> _LISTED ENTRIES_:
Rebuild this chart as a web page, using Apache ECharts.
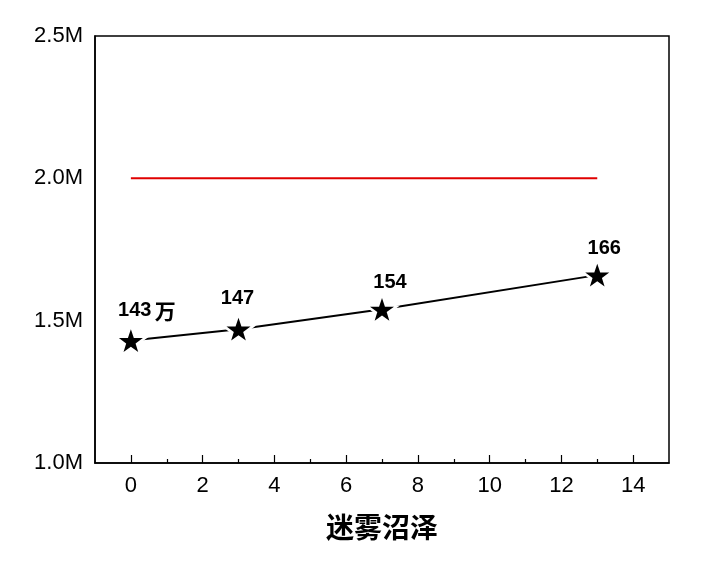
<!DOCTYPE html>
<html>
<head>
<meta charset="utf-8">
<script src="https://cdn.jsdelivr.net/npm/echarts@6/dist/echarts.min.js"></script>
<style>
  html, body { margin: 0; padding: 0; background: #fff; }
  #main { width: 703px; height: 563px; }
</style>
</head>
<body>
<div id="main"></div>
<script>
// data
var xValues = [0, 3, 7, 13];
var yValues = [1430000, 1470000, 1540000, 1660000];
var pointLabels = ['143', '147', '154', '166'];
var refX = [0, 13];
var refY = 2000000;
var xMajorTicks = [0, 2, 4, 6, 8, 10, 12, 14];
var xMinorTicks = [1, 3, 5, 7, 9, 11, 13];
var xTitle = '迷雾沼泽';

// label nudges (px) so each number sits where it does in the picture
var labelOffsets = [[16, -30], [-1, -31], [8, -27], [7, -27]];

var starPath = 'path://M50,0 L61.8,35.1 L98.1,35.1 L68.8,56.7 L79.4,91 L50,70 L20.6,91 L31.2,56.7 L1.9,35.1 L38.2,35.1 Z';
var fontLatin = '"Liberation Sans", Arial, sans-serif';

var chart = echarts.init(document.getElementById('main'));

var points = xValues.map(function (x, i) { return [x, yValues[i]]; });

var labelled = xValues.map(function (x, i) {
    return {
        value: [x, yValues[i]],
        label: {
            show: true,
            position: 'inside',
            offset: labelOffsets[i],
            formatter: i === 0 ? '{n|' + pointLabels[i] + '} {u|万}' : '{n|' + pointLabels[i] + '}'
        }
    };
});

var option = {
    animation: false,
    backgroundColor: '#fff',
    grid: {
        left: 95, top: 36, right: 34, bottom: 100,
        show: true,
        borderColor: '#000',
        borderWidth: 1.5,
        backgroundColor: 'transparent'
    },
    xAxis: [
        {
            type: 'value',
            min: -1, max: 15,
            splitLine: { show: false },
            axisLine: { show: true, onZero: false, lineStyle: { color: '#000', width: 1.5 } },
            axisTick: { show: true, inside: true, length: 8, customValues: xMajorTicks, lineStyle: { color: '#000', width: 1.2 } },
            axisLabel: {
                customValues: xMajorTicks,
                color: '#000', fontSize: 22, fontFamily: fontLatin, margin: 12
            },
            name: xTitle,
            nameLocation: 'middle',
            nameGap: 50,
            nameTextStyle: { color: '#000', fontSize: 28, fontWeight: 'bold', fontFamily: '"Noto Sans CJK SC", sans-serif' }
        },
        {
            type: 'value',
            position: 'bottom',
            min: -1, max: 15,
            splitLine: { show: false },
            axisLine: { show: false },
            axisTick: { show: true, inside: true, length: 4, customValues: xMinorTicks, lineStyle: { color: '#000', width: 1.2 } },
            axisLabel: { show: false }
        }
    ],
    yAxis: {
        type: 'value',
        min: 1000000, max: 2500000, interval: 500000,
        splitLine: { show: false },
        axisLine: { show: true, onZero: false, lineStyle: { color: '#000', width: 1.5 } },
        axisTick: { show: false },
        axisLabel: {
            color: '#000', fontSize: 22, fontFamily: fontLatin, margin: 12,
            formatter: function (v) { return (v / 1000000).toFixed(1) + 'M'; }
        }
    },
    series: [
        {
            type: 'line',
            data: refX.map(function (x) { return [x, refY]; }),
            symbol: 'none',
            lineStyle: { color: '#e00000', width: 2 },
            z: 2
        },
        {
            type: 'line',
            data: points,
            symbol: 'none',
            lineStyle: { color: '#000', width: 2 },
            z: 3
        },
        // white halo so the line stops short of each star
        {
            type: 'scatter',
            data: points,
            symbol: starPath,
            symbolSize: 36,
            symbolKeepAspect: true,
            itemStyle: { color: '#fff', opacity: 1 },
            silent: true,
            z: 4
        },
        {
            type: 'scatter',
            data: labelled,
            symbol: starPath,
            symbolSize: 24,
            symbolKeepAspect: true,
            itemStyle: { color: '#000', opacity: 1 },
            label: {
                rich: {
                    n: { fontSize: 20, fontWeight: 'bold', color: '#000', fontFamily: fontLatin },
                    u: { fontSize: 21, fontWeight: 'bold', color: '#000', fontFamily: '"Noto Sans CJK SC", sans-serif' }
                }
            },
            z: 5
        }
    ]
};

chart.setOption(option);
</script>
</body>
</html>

==

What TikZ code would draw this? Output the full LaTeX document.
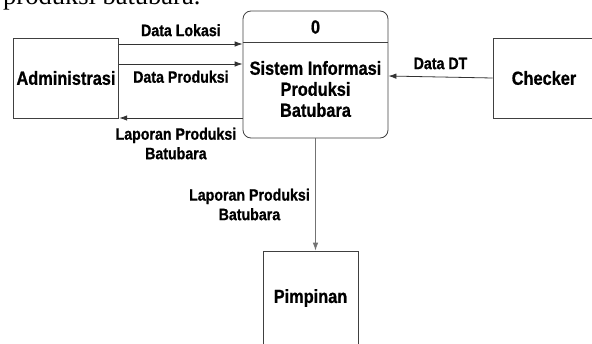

> _WHAT YOU HAVE TO DO_: Report how many lines in this data include the string "document", and nothing else.

> _SOLUTION_: 2